Out of this exposure, he believed the avant-garde offered more than merely a change
in artistic style. He felt its most significant contribution to Western artistic/scientific
culture was its stance that the relationship between Mankind and Nature was coequal
and non-hierarchical. Modern art — and by extension, architecture — expressed,
as Mondrian put it, an “equivalence of the dissimilar” where opposite “pure relations,”
are uncovered, balanced and ultimately “…reveal the reality that is behind visible
things…” (Klee).
As Lefaivre & Tzonis remark in their book on van Eyck, the Orphanage, as it became
known, should have received little attention, but upon publication became wildly
popular among architects, probably because it successfully integrated architectural
opposites previously considered irreconcilable. It mixed Palladian classical composition
with anti-classical principles of avant-garde art (De Stijl) and non-Western
vernacular (Dogon villages). To this blend, van Eyck added a constant concern of
all Team 10 members — what they referred to as the Architecture of Community.
Borrowing a phrase from the philosopher Martin Buber, he called it “the in-between.”
This attitude, as Lefaivre says, “…placed the emphasis on buildings as means for
creating relations between people rather than as goals in themselves.” Inspired by
the surrealist poet Louis Aragon, van Eyck felt that “ordinary forgotten everyday
areas” in the city should be elevated to “privileged places of poetic experience
and social life.” This led him towards architectural models that included contradiction
in meaning and a strategy of cellular aggregate space so that however large the
development, the smaller scale was always represented. Kasbah and Labyrinth were
among his favorite descriptions; they implied anti-hierarchical arrangements,
timeless and mythological spaces, and even chaos, which to van Eyck allowed
for discovery.
This was an anti-elitist, anarchic approach in which every space in the building/city
had the full status of architecture or planning, no matter how ordinary or mundane;
an attitude in direct opposition to the Miesian doctrine that so carefully distinguished
between “building” and “architecture.” From this stance, Modern buildings and
urban design were meaningless and barren. Le Corbusier’s urban concepts of
“functional city,” “heart of the city,” and urban “core” were unable to accommodate
human paradox and remained shackled to large-scale space plans ignoring the
essential role of time. “The material slum has gone,” he said, “... but what has replaced
it? Just mile upon mile of organized nowhere, and nobody feeling he is somebody
living somewhere.”
In his writings, collected for the first time in this handsome two-volume set (with a
DVD of a lecture), van Eyck invokes the viewpoint of a child throughout; a child
filled with wonder, delight and humor, naturally rebellious and irrational.

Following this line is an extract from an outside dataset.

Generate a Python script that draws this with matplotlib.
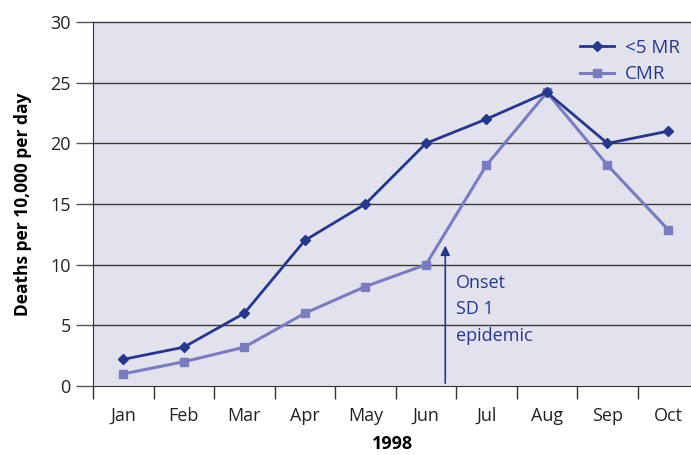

Certainly a
child’s point of view was far from the canon of modernist theory, marginalized into
near oblivion, yet van Eyck chose it as a primary point of view from which to theorize
about space; so much so that he titled his own 1962 collection of essays, The Child,
the City and the Artist. A typical observation is that after a snowstorm, it is the child
who temporarily becomes “Lord of the City”; architects, he thought, should provide
“something for the child more permanent than snow.” In fact, one of van Eyck’s major
vehicles for exploration was his set of designs for over 700 playgrounds built in
and around Amsterdam over a 30 year period.
After the Orphanage and the Sculpture Pavilion at Arnhem, van Eyck’s most
significant influence was through two other architects: his colleague Louis Kahn,
and his former student, Herman Hertzberger, both powerful teachers and designers
in their own rights. Kahn and van Eyck had a long-term dialogue and both of van Eyck’s
early buildings (and Hertzberger’s) reflect Kahn’s masonry tectonic of the time,
particularly in pre-cast concrete and concrete block. When Kahn made his drawing/
statement about the city, he described it simply as a place where a child could
decide what he wanted to be. And both Hertzberger and Kahn embraced van Eyck’s
anthropological, anti-hierarchical and non-Western viewpoint in their building
and teaching. This non-Western lens (from visiting Dogon villages in West Africa)
disclosed dramatic limitations and omissions in modern movement ideals, in
particular the detrimental consequences of universal space. As he liked to say,
“Whatever Space and Time mean [referring to Giedion’s title], Place and Occasion
mean more. For Space in the image of man is Place, and Time in the image of man
is Occasion.”
van Eyck was a prolific writer and speaker. He co-edited the Dutch architectural
journal, Forum from 1959-1963, was a member of CIAM, founder of Team 10, and
remained a tireless teacher, practitioner, scholar and thinker all his life. These
volumes collect the entirety of his articles, major talks and writings which prior to
this, were often near-impossible to obtain. To architects seeking connections
between meaning and form, these thoughts of Aldo van Eyck manage to be both
provoking and inspiring, while avoiding academic pedantry. Like Louis Kahn, he
believed that only essential timeless aspects of architecture could provide the traction
needed to move forward. He was committed to working within the frame of
rational modernism, expanding it to include the irrational, spiritual and dualistic
facets of human existence; merging left and right brains, as it were. This was, and
remains today, a heroic and quixotic goal, given the cultural forces that determine
architectural form. Yet, despite this and the lack of commissions throughout his
long career, van Eyck never relinquished the idea that architecture had the power to
both engage us more closely with, and enlarge our understanding of the world we
live in. Buildings, he said, should be “icons of joy, affection and optimism.” And in
the few works he was able to build, they were.